Here is our new VCL file with everything above implemented:

# Configure backend with probing
backend default {
    .host = "127.0.0.1";
    .port = "8080";
    .probe = { 
        .url = "/";
        .timeout = 34 ms; 
        .interval = 1s; 
        .window = 10;
        .threshold = 8;
    }
}

sub vcl_recv {

    # Don't cache EE system directory, ACT requests or POST requests
    if (req.url ~ "^/system" ||
        req.url ~ "ACT=" ||
        req.request == "POST") {
        return (pass);
    }
    
    # Purge site from cache when 
    if (req.request == "EE_PURGE") {
        ban("req.http.host ~ mysite.com && req.url ~ ^/.*$");
        error 200 "Purged";
    }
    
    # Pass along client information to backend
    remove req.http.X-Forwarded-For;
    set req.http.X-Forwarded-For = client.ip;
    
    unset req.http.Cookie;
    
    set req.grace = 1h;
    
    return (lookup);
}

sub vcl_fetch {

    set beresp.grace = 1h;
    
    set beresp.ttl = 24h;
    
    return (deliver);
}

I hope the above information is a good primer for you to get started caching your sites with Varnish.

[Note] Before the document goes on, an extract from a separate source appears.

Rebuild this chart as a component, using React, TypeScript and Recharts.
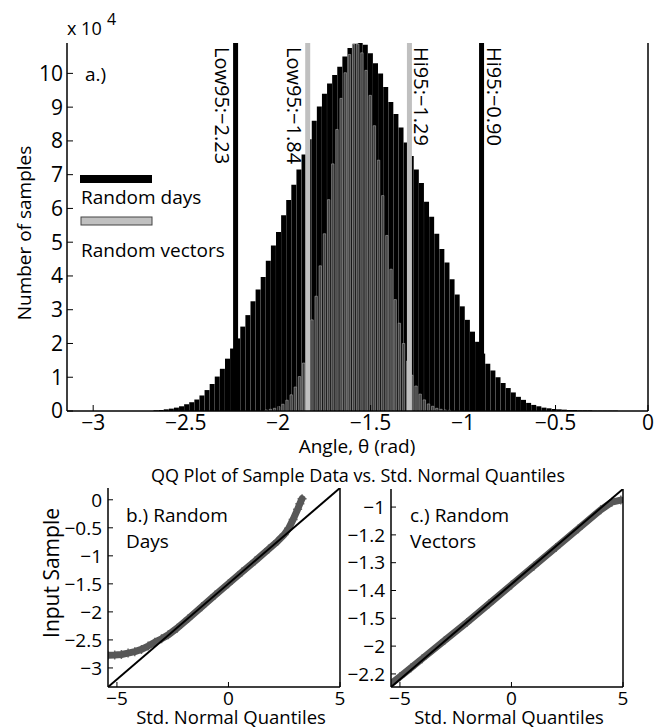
import React from 'react';
import { ComposedChart, Bar, Line, XAxis, YAxis, ReferenceLine } from 'recharts';

const FONT = '"Open Sans", "Noto Sans", "DejaVu Sans", sans-serif';

// Histogram of angles, random days: first bin centre / bin width (rad), counts in 1e4
const daysBinStart = -2.66;
const daysBinWidth = 0.0276;
const daysCounts = [
  0.02, 0.03, 0.05, 0.07, 0.1, 0.14, 0.2, 0.26, 0.34, 0.46,
  0.62, 0.8, 1.02, 1.25, 1.55, 1.85, 2.15, 2.5, 2.84, 3.25,
  3.6, 3.97, 4.45, 4.9, 5.3, 5.8, 6.25, 6.7, 7.15, 7.6,
  8.05, 8.6, 9.02, 9.4, 9.7, 9.95, 10.2, 10.5, 10.75, 10.88,
  10.9, 10.85, 10.6, 10.3, 10.0, 9.6, 9.15, 8.8, 8.4, 7.95,
  7.55, 7.15, 6.75, 6.2, 5.75, 5.25, 4.8, 4.4, 3.9, 3.45,
  3.1, 2.7, 2.35, 2.05, 1.7, 1.4, 1.2, 1.0, 0.83, 0.68,
  0.55, 0.42, 0.33, 0.24, 0.18, 0.14, 0.1, 0.08, 0.06, 0.05,
  0.04, 0.03, 0.03, 0.02, 0.02, 0.02, 0.01, 0.01, 0.01, 0.01, 0.01,
];

// Histogram of angles, random vectors
const vectorsBinStart = -2.065;
const vectorsBinWidth = 0.0225;
const vectorsCounts = [
  0.03, 0.05, 0.08, 0.13, 0.2, 0.32, 0.48, 0.71, 1.02, 1.42,
  1.95, 2.7, 3.4, 4.3, 5.25, 6.26, 7.32, 8.34, 9.26, 10.02,
  10.56, 10.86, 10.87, 10.61, 10.09, 9.35, 8.45, 7.43, 6.38, 5.2,
  4.2, 3.3, 2.6, 2.0, 1.48, 1.06, 0.74, 0.5, 0.33, 0.21,
  0.14, 0.08, 0.05, 0.03, 0.02,
];

const angleTicks = [-3, -2.5, -2, -1.5, -1, -0.5, 0];
const countTicks = [0, 1, 2, 3, 4, 5, 6, 7, 8, 9, 10];

// 95% bounds of each distribution
const boundNames = ['Low95', 'Low95', 'Hi95', 'Hi95'];
const boundValues = [-2.23, -1.84, -1.29, -0.9];
const boundColors = ['#000', '#c0c0c0', '#c0c0c0', '#000'];

// QQ plot, random days
const daysQuantiles = [
  -5.4, -5.1, -4.8, -4.5, -4.2, -3.9, -3.6, -3.3, -3.0, -2.7, -2.3, -1.8, -1.2,
  -0.6, 0, 0.6, 1.2, 1.8, 2.2, 2.5, 2.7, 2.9, 3.1, 3.2, 3.3,
];
const daysSample = [
  -2.775, -2.77, -2.76, -2.735, -2.71, -2.67, -2.61, -2.54, -2.48, -2.41, -2.29, -2.12, -1.91,
  -1.7, -1.497, -1.29, -1.09, -0.88, -0.74, -0.62, -0.51, -0.35, -0.17, -0.07, 0.02,
];
const daysFitQ = [-5.4, 5];
const daysFitV = [-3.34, 0.21];

// QQ plot, random vectors
const vectorsQuantiles = [-5.4, -5.0, -4.5, -4.0, -3.0, -2.0, -1.0, 0, 1.0, 2.0, 3.0, 4.0, 4.5, 4.9];
const vectorsSample = [
  -2.27, -2.22, -2.155, -2.09, -1.96, -1.83, -1.695, -1.56, -1.425, -1.29, -1.155, -1.02, -0.965, -0.95,
];
const vectorsFitQ = [-5.4, 5];
const vectorsFitV = [-2.294, -0.87];

const quantileTicks = [-5, 0, 5];
const daysSampleTicks = [0, -0.5, -1, -1.5, -2, -2.5, -3];
const vectorsSampleTicks = [-1, -1.2, -1.4, -1.6, -1.8, -2, -2.2];
const vectorsSampleLabels = ['\u22121', '\u22121.2', '\u22121.3', '\u22121.4', '\u22121.5', '\u22122', '\u22122.2'];

const daysRows = daysCounts.map((n, i) => ({ angle: daysBinStart + i * daysBinWidth, n }));
const vectorsRows = vectorsCounts.map((n, i) => ({ angle: vectorsBinStart + i * vectorsBinWidth, n }));
const daysQQ = daysQuantiles.map((q, i) => ({ q, v: daysSample[i] }));
const vectorsQQ = vectorsQuantiles.map((q, i) => ({ q, v: vectorsSample[i] }));
const daysFit = daysFitQ.map((q, i) => ({ q, fit: daysFitV[i] }));
const vectorsFit = vectorsFitQ.map((q, i) => ({ q, fit: vectorsFitV[i] }));

const minus = (s: string) => s.replace('-', '\u2212');
const fmt = (v: number) => minus(String(v));

const W = 657;
const TOP_H = 460;
const QQ_TOP = 470;
const QQ_H = 258;
const QQ_AXIS_H = 41;
const ANGLE_DOMAIN: [number, number] = [-Math.PI, 0];
const COUNT_DOMAIN: [number, number] = [0, 10.9];
const QUANTILE_DOMAIN: [number, number] = [-5.4, 5];

const axisLine = { stroke: '#000', strokeWidth: 1.5 };
const tickLine = { stroke: '#000', strokeWidth: 1 };
const tickFont = (size: number) => ({ fill: '#000', fontSize: size, fontFamily: FONT });

function BoundLabel(props: any) {
  const { viewBox, text, dx } = props;
  if (!viewBox) return null;
  return (
    <text
      transform={`translate(${viewBox.x + dx},${viewBox.y + 4}) rotate(90)`}
      fontSize={20}
      fontFamily={FONT}
      fill="#000"
    >
      {text}
    </text>
  );
}

// '+' marker of the sample quantiles
function Plus(props: any) {
  const { cx, cy } = props;
  if (cx == null || cy == null) return null;
  return <path d={`M${cx - 4.5},${cy}h9M${cx},${cy - 4.5}v9`} stroke="#6e6e6e" strokeWidth={1.5} fill="none" />;
}

function Histogram() {
  return (
    <>
      <div style={{ position: 'absolute', left: 0, top: 0 }}>
        <ComposedChart
          width={W}
          height={TOP_H}
          data={daysRows}
          margin={{ top: 43, right: 9, bottom: 49, left: 67 }}
          barCategoryGap={0}
          barGap={0}
        >
          <XAxis dataKey="angle" type="number" domain={ANGLE_DOMAIN} allowDataOverflow hide />
          <YAxis type="number" domain={COUNT_DOMAIN} allowDataOverflow hide />
          <Bar dataKey="n" fill="#000" isAnimationActive={false} />
        </ComposedChart>
      </div>
      <div style={{ position: 'absolute', left: 0, top: 0 }}>
        <ComposedChart width={W} height={TOP_H} data={vectorsRows} margin={{ top: 43, right: 0, bottom: 0, left: 0 }}>
          <XAxis
            dataKey="angle"
            type="number"
            domain={ANGLE_DOMAIN}
            allowDataOverflow
            ticks={angleTicks}
            interval={0}
            tickFormatter={fmt}
            height={49}
            tickSize={-6}
            tickMargin={10}
            axisLine={axisLine}
            tickLine={tickLine}
            tick={tickFont(21)}
          />
          <XAxis
            xAxisId="top"
            orientation="top"
            type="number"
            domain={ANGLE_DOMAIN}
            allowDataOverflow
            ticks={angleTicks}
            interval={0}
            height={0}
            tickSize={-6}
            axisLine={axisLine}
            tickLine={tickLine}
            tick={false}
          />
          <YAxis
            type="number"
            domain={COUNT_DOMAIN}
            allowDataOverflow
            ticks={countTicks}
            interval={0}
            width={67}
            tickSize={-6}
            tickMargin={10}
            axisLine={axisLine}
            tickLine={tickLine}
            tick={tickFont(21)}
          />
          <YAxis
            yAxisId="right"
            orientation="right"
            type="number"
            domain={COUNT_DOMAIN}
            allowDataOverflow
            ticks={countTicks}
            interval={0}
            width={9}
            tickSize={-6}
            axisLine={axisLine}
            tickLine={tickLine}
            tick={false}
          />
          <Bar
            dataKey="n"
            fill="#404040"
            stroke="#a8a8a8"
            strokeWidth={0.6}
            barSize={2.4}
            isAnimationActive={false}
          />
          {boundValues.map((v, i) => (
            <ReferenceLine
              key={i}
              x={v}
              stroke={boundColors[i]}
              strokeWidth={5}
              label={<BoundLabel text={`${boundNames[i]}:${minus(v.toFixed(2))}`} dx={i < 2 ? -20.5 : 5} />}
            />
          ))}
        </ComposedChart>
      </div>
    </>
  );
}

interface QQProps {
  rows: { q: number; v: number }[];
  fit: { q: number; fit: number }[];
  yDomain: [number, number];
  yTicks: number[];
  yFormat: (v: number, i: number) => string;
  left: number;
  width: number;
  yAxisWidth: number;
  rightWidth: number;
  marginTop: number;
}

function QQPanel(p: QQProps) {
  return (
    <>
      {/* '+' markers sit beneath the band, showing only where they stick out */}
      <div style={{ position: 'absolute', left: p.left, top: QQ_TOP }}>
        <ComposedChart
          width={p.width}
          height={QQ_H}
          data={p.rows}
          margin={{ top: p.marginTop, right: p.rightWidth, bottom: QQ_AXIS_H, left: p.yAxisWidth }}
        >
          <XAxis dataKey="q" type="number" domain={QUANTILE_DOMAIN} allowDataOverflow hide />
          <YAxis type="number" domain={p.yDomain} allowDataOverflow hide />
          <Line dataKey="v" stroke="none" dot={<Plus />} isAnimationActive={false} />
        </ComposedChart>
      </div>
      <div style={{ position: 'absolute', left: p.left, top: QQ_TOP }}>
        <ComposedChart width={p.width} height={QQ_H} data={p.rows} margin={{ top: p.marginTop, right: 0, bottom: 0, left: 0 }}>
          <XAxis
            dataKey="q"
            type="number"
            domain={QUANTILE_DOMAIN}
            allowDataOverflow
            ticks={quantileTicks}
            interval={0}
            tickFormatter={fmt}
            height={QQ_AXIS_H}
            tickSize={-5}
            tickMargin={10}
            axisLine={axisLine}
            tickLine={tickLine}
            tick={tickFont(19)}
          />
          <XAxis
            xAxisId="top"
            orientation="top"
            type="number"
            domain={QUANTILE_DOMAIN}
            allowDataOverflow
            ticks={quantileTicks}
            interval={0}
            height={0}
            tickSize={-5}
            axisLine={axisLine}
            tickLine={tickLine}
            tick={false}
          />
          <YAxis
            type="number"
            domain={p.yDomain}
            allowDataOverflow
            ticks={p.yTicks}
            interval={0}
            tickFormatter={p.yFormat}
            width={p.yAxisWidth}
            tickSize={-5}
            tickMargin={11}
            axisLine={axisLine}
            tickLine={tickLine}
            tick={tickFont(19)}
          />
          <YAxis
            yAxisId="right"
            orientation="right"
            type="number"
            domain={p.yDomain}
            allowDataOverflow
            ticks={p.yTicks}
            interval={0}
            width={p.rightWidth}
            tickSize={-5}
            axisLine={axisLine}
            tickLine={tickLine}
            tick={false}
          />
          <Line
            dataKey="v"
            stroke="#575757"
            strokeWidth={7}
            strokeLinecap="round"
            strokeLinejoin="round"
            dot={false}
            isAnimationActive={false}
          />
          {/* reference line through the quartiles */}
          <Line data={p.fit} dataKey="fit" stroke="#000" strokeWidth={2} dot={false} isAnimationActive={false} />
        </ComposedChart>
      </div>
    </>
  );
}

export default function App() {
  const text = { fontFamily: FONT, fill: '#000' };
  return (
    <div style={{ position: 'absolute', left: 0, top: 0, width: W, height: 728, background: '#fff', overflow: 'hidden' }}>
      <Histogram />
      <QQPanel
        rows={daysQQ}
        fit={daysFit}
        yDomain={[-3.34, 0.21]}
        yTicks={daysSampleTicks}
        yFormat={fmt}
        left={0}
        width={350}
        yAxisWidth={108}
        rightWidth={10}
        marginTop={18}
      />
      <QQPanel
        rows={vectorsQQ}
        fit={vectorsFit}
        yDomain={[-2.294, -0.87]}
        yTicks={vectorsSampleTicks}
        yFormat={(_v, i) => vectorsSampleLabels[i]}
        left={340}
        width={317}
        yAxisWidth={51}
        rightWidth={34}
        marginTop={19}
      />
      <svg width={W} height={728} style={{ position: 'absolute', left: 0, top: 0, pointerEvents: 'none' }}>
        <text x={67} y={35} fontSize={18} {...text}>x 10</text>
        <text x={107} y={25} fontSize={16} {...text}>4</text>
        <text x={85} y={81} fontSize={19} {...text}>a.)</text>
        <rect x={80} y={175} width={72} height={8} fill="#000" />
        <text x={81} y={204} fontSize={19} {...text}>Random days</text>
        <rect x={81} y={217} width={71} height={8} fill="#c0c0c0" stroke="#444" strokeWidth={1} />
        <text x={81} y={257} fontSize={19} {...text}>Random vectors</text>
        <text transform="translate(31,233) rotate(-90)" textAnchor="middle" fontSize={19} {...text}>
          Number of samples
        </text>
        <text x={357} y={453} textAnchor="middle" fontSize={19} {...text}>Angle, θ (rad)</text>
        <text x={358} y={482} textAnchor="middle" fontSize={18} {...text}>
          QQ Plot of Sample Data vs. Std. Normal Quantiles
        </text>
        <text transform="translate(59,573) rotate(-90)" textAnchor="middle" fontSize={21} {...text}>
          Input Sample
        </text>
        <text x={126} y={522} fontSize={19} {...text}>b.) Random</text>
        <text x={126} y={548} fontSize={19} {...text}>Days</text>
        <text x={410} y={522} fontSize={19} {...text}>c.) Random</text>
        <text x={410} y={548} fontSize={19} {...text}>Vectors</text>
        <text x={231} y={724} textAnchor="middle" fontSize={18.5} {...text}>Std. Normal Quantiles</text>
        <text x={509} y={724} textAnchor="middle" fontSize={18.5} {...text}>Std. Normal Quantiles</text>
      </svg>
    </div>
  );
}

There are many more ways to get the most out of Varnish, so please take a look around and work out the best solution for you. For fun, hammer on your newly-cached site with Apache Benchmark and watch your site serve hundreds of requests per second without batting an eyelash.

UPDATE: Simplified VCL and updated syntax to match Varnish 3 (2011-12-04)


  1. Even if comments were managed by EE, it would be ok to use Varnish if the commenting level wasn't very high, I would just modify the Purge extension to also purge when a comment is posted. But if people are commenting every few seconds, caching becomes less effective if you're serving off of a single server.
  2. I often analyze my Apache logs to get accurate numbers of unique requests and referrers, as well to watch for any unusual traffic.